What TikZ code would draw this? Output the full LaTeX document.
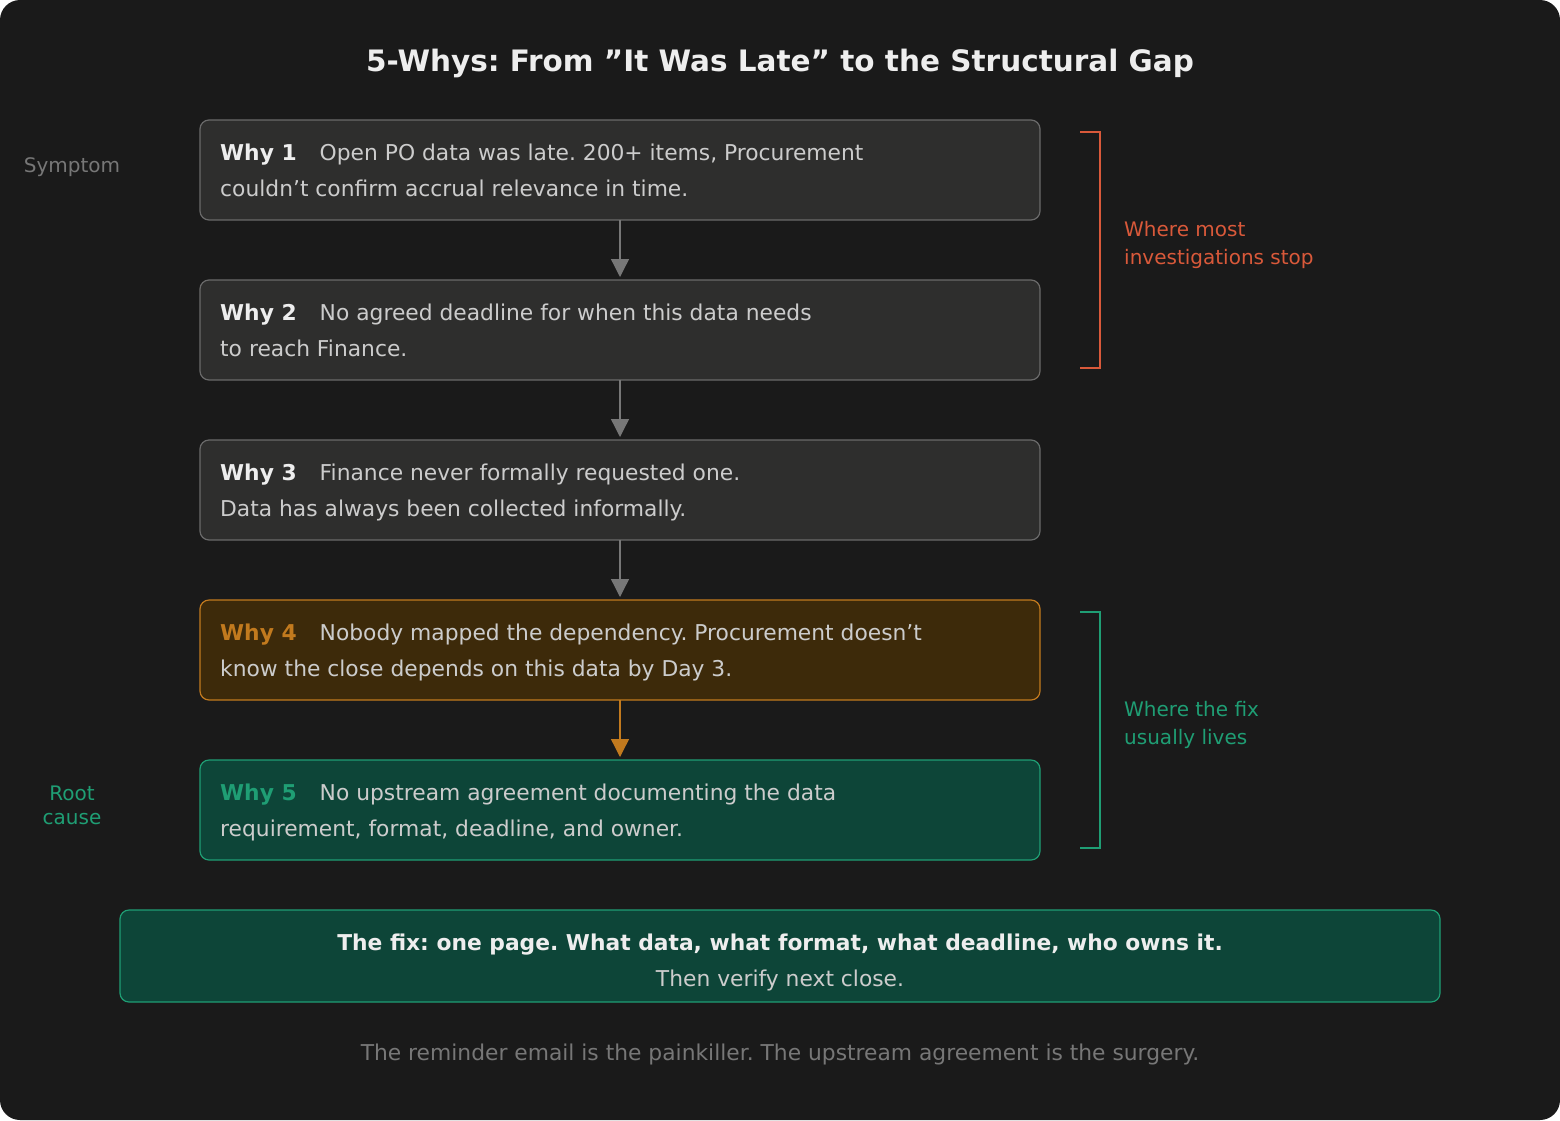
\documentclass[tikz,border=0pt]{standalone}
\usepackage{fontspec}
\setmainfont{DejaVu Sans}
\frenchspacing
\usetikzlibrary{arrows.meta}
\definecolor{bg}{HTML}{1A1A1A}
\definecolor{boxf}{HTML}{2E2E2D}
\definecolor{boxd}{HTML}{6A6A6A}
\definecolor{txt}{HTML}{CCCCCC}
\definecolor{wht}{HTML}{EEEEEE}
\definecolor{gry}{HTML}{777777}
\definecolor{orf}{HTML}{3D2A0A}
\definecolor{ord}{HTML}{C27A1E}
\definecolor{grf}{HTML}{0D4538}
\definecolor{grd}{HTML}{1F9E74}
\definecolor{redc}{HTML}{D9593A}
\newcommand{\ap}{\symbol{39}}
\newcommand{\dq}{\symbol{34}}
\begin{document}
\begin{tikzpicture}[x=1pt,y=-1pt,
  whybox/.style={draw=boxd,fill=boxf,rounded corners=9pt,line width=1.2pt},
  t/.style={anchor=base west,inner sep=0,text=txt,font=\fontsize{21.8}{26}\selectfont},
  s/.style={anchor=base west,inner sep=0,font=\fontsize{20}{24}\selectfont},
  arr/.style={draw=gry,line width=1.3pt,-{Triangle[length=18pt,width=18pt]}},
  brk/.style={line width=1.3pt}]
\fill[bg,rounded corners=20pt] (0,0) rectangle (1560,1120);
\useasboundingbox (0,0) rectangle (1560,1120);
\node[anchor=base,text=wht,font=\fontsize{29.5}{34}\selectfont\bfseries] (title) at (780,71) {5-Whys: From \dq It Was Late\dq{} to the Structural Gap};
% boxes
\path[whybox] (200,120) rectangle (1040,220);
\path[whybox] (200,280) rectangle (1040,380);
\path[whybox] (200,440) rectangle (1040,540);
\path[whybox,draw=ord,fill=orf] (200,600) rectangle (1040,700);
\path[whybox,draw=grd,fill=grf] (200,760) rectangle (1040,860);
\coordinate (b1b) at (620,220); \coordinate (b2t) at (620,277);
\coordinate (b2b) at (620,380); \coordinate (b3t) at (620,437);
\coordinate (b3b) at (620,540); \coordinate (b4t) at (620,597);
\coordinate (b4b) at (620,700); \coordinate (b5t) at (620,757);
\draw[arr] (b1b) -- (b2t);
\draw[arr] (b2b) -- (b3t);
\draw[arr] (b3b) -- (b4t);
\draw[arr,draw=ord] (b4b) -- (b5t);
% texts
\node[t] (w1) at (220,160) {\textcolor{wht}{\bfseries Why 1}\hspace{23pt}Open PO data was late. 200+ items, Procurement};
\node[t] (w1b) at (220,196) {couldn\ap t confirm accrual relevance in time.};
\node[t] (w2) at (220,320) {\textcolor{wht}{\bfseries Why 2}\hspace{23pt}No agreed deadline for when this data needs};
\node[t] (w2b) at (220,356) {to reach Finance.};
\node[t] (w3) at (220,480) {\textcolor{wht}{\bfseries Why 3}\hspace{23pt}Finance never formally requested one.};
\node[t] (w3b) at (220,516) {Data has always been collected informally.};
\node[t] (w4) at (220,640) {\textcolor{ord}{\bfseries Why 4}\hspace{23pt}Nobody mapped the dependency. Procurement doesn\ap t};
\node[t] (w4b) at (220,676) {know the close depends on this data by Day 3.};
\node[t] (w5) at (220,800) {\textcolor{grd}{\bfseries Why 5}\hspace{23pt}No upstream agreement documenting the data};
\node[t] (w5b) at (220,836) {requirement, format, deadline, and owner.};
% left labels
\node[s,anchor=base,text=gry] (sym) at (72,172) {Symptom};
\node[s,anchor=base,text=grd] (rc1) at (72,800) {Root};
\node[s,anchor=base,text=grd] (rc2) at (72,824) {cause};
% brackets
\draw[brk,redc] (1080,132) -- (1100,132) -- (1100,368) -- (1080,368);
\draw[brk,grd] (1080,612) -- (1100,612) -- (1100,848) -- (1080,848);
\node[s,text=redc] (r1) at (1124,236) {Where most};
\node[s,text=redc] (r2) at (1124,264) {investigations stop};
\node[s,text=grd] (g1) at (1124,716) {Where the fix};
\node[s,text=grd] (g2) at (1124,744) {usually lives};
% fix box
\path[whybox,draw=grd,fill=grf] (120,910) rectangle (1440,1002);
\node[t,anchor=base,text=wht,font=\fontsize{21.8}{26}\selectfont\bfseries] (f1) at (780,950) {The fix: one page. What data, what format, what deadline, who owns it.};
\node[t,anchor=base] (f2) at (780,986) {Then verify next close.};
\node[t,anchor=base,text=gry] (foot) at (780,1060) {The reminder email is the painkiller. The upstream agreement is the surgery.};
\end{tikzpicture}
\end{document}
- - - - - - -
Direction - Copy out all lines from the material above that contain the string "this".

Task response -
What TikZ code would draw this? Output the full LaTeX document.
\node[t] (w2) at (220,320) {\textcolor{wht}{\bfseries Why 2}\hspace{23pt}No agreed deadline for when this data needs};
\node[t] (w4b) at (220,676) {know the close depends on this data by Day 3.};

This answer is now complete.